Comme un baroud d’honneur, Lakha tente une dernière fois d’en vendre à un marchand de Calcutta. Mais lorsqu’il s’aperçoit que le commerçant n’hésite pas à les servir en civet, il craque définitivement. Sa femme aussi : elle le quitte pour un autre. Avant de partir, elle s’inquiète : « Comment vas-tu vivre ? » Et Lakha de répondre en regardant le ciel : « Il y a la terre, les marécages, le ciel et les oiseaux. Ils prendront tous soin de moi. Ce n’est qu’une vie… Elle passera. »

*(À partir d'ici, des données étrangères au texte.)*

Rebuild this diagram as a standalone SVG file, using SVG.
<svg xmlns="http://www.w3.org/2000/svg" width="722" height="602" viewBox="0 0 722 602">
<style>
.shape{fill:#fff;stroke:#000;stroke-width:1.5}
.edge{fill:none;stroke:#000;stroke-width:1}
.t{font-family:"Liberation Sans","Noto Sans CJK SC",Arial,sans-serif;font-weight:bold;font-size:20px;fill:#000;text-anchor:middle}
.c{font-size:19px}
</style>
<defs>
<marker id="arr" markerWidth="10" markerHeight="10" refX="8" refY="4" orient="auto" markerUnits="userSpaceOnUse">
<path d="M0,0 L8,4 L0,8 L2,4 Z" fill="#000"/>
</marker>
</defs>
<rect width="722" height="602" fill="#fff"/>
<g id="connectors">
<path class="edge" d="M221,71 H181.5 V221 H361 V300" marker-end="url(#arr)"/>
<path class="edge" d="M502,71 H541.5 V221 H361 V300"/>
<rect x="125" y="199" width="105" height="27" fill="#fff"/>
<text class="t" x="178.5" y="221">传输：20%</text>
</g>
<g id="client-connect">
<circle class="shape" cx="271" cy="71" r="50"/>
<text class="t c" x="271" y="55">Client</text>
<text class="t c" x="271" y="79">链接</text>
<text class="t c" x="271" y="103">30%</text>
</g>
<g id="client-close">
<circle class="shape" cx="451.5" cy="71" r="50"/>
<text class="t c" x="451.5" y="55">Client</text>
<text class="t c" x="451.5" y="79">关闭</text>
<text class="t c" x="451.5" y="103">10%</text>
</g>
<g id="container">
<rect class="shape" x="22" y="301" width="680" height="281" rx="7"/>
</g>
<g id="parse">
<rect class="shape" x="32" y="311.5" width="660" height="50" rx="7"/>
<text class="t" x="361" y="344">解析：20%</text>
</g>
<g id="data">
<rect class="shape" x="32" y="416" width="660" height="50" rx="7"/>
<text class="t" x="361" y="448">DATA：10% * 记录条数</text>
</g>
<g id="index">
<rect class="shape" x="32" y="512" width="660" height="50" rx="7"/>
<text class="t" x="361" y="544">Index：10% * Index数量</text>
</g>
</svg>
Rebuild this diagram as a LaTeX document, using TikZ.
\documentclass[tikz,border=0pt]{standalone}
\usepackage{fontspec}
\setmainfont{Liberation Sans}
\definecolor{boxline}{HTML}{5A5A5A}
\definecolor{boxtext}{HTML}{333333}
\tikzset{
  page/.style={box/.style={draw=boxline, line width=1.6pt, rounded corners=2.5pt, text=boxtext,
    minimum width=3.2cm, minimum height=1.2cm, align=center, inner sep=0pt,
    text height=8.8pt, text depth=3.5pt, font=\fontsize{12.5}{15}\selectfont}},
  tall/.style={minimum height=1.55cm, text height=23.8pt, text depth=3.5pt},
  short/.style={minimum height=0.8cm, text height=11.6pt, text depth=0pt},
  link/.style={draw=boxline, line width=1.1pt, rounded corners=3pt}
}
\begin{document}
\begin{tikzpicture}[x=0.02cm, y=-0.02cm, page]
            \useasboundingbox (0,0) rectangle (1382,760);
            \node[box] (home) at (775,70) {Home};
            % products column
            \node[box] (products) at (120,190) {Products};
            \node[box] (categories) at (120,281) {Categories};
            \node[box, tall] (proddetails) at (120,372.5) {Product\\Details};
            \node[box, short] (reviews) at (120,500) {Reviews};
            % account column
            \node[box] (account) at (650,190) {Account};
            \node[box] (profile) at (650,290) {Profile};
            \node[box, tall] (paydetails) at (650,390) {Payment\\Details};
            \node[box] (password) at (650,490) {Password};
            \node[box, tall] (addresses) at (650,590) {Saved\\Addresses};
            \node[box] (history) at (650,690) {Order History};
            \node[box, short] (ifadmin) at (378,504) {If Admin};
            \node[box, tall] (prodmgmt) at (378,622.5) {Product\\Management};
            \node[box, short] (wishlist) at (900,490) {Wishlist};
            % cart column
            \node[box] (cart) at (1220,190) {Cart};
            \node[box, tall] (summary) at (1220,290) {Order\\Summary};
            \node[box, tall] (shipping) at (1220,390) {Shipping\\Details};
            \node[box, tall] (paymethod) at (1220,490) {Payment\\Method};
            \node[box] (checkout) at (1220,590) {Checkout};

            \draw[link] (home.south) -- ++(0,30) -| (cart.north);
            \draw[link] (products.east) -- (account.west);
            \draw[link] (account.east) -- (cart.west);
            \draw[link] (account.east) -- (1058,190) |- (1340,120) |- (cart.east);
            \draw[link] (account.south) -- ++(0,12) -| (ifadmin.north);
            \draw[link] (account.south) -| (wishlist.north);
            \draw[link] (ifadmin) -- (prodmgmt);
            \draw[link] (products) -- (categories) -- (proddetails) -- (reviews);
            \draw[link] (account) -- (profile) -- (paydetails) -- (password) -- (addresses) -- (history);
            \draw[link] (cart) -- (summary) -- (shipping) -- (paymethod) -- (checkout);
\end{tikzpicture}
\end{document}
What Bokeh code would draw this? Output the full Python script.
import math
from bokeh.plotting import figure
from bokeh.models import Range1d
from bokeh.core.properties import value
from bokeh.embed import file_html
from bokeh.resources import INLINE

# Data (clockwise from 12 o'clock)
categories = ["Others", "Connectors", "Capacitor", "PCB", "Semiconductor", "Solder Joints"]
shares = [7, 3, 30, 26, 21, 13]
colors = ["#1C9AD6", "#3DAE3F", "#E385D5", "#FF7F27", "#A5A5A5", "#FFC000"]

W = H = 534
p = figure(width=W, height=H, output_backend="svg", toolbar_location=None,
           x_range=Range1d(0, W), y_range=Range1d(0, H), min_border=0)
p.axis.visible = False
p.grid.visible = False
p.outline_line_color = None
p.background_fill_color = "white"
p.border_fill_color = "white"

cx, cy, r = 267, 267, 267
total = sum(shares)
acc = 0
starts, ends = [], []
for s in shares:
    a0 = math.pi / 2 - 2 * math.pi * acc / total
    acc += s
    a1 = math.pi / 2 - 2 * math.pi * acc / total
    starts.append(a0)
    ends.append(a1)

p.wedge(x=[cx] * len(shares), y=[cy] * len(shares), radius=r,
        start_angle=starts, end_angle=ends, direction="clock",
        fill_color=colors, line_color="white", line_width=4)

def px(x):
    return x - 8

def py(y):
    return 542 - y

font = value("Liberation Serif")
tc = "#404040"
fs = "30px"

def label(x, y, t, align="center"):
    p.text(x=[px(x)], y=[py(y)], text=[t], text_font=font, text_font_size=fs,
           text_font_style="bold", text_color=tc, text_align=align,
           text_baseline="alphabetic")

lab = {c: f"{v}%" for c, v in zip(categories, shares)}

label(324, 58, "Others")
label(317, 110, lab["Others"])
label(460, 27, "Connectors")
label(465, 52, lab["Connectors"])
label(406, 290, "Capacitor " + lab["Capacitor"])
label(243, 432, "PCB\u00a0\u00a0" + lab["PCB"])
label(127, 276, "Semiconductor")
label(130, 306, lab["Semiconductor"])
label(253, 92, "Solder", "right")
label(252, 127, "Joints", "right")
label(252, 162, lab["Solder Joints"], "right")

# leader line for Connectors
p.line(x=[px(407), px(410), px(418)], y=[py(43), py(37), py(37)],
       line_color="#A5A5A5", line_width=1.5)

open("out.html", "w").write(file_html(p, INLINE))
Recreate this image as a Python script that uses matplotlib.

Bien sûr, ceux qui ont épuisé leur réserve de cigarettes magiques from Katmandou ressentiront peut-être quelques baisses de tension. Mais l’enjeu est ailleurs. Comme son héros, Buddhadeb Dasgupta est un poète, un vrai. Avec limpidité, il filme l’universel conflit entre matérialité et spiritualité, la quête de la liberté et le renoncement. Sa caméra s’enroule avec fluidité autour des acteurs à la manière d’un Ophuls ou, plus près de nous, d’un Téchiné. Mais le cinéaste auquel on pense le plus est Jean Renoir qui, rappelons-le, avait tourné Le Fleuve aux Indes et déclenché par la même occasion la vocation de Satyajit Ray. Même présence sensuelle de la nature, en particulier du fleuve, même sensibilité à l’épiderme sonore et visuel de la réalité.
A l’abri de leurs ailes s’ouvre et se ferme sur la main de Lakha lâchant un oiseau vers le ciel. Un geste simple et beau. Comme le film.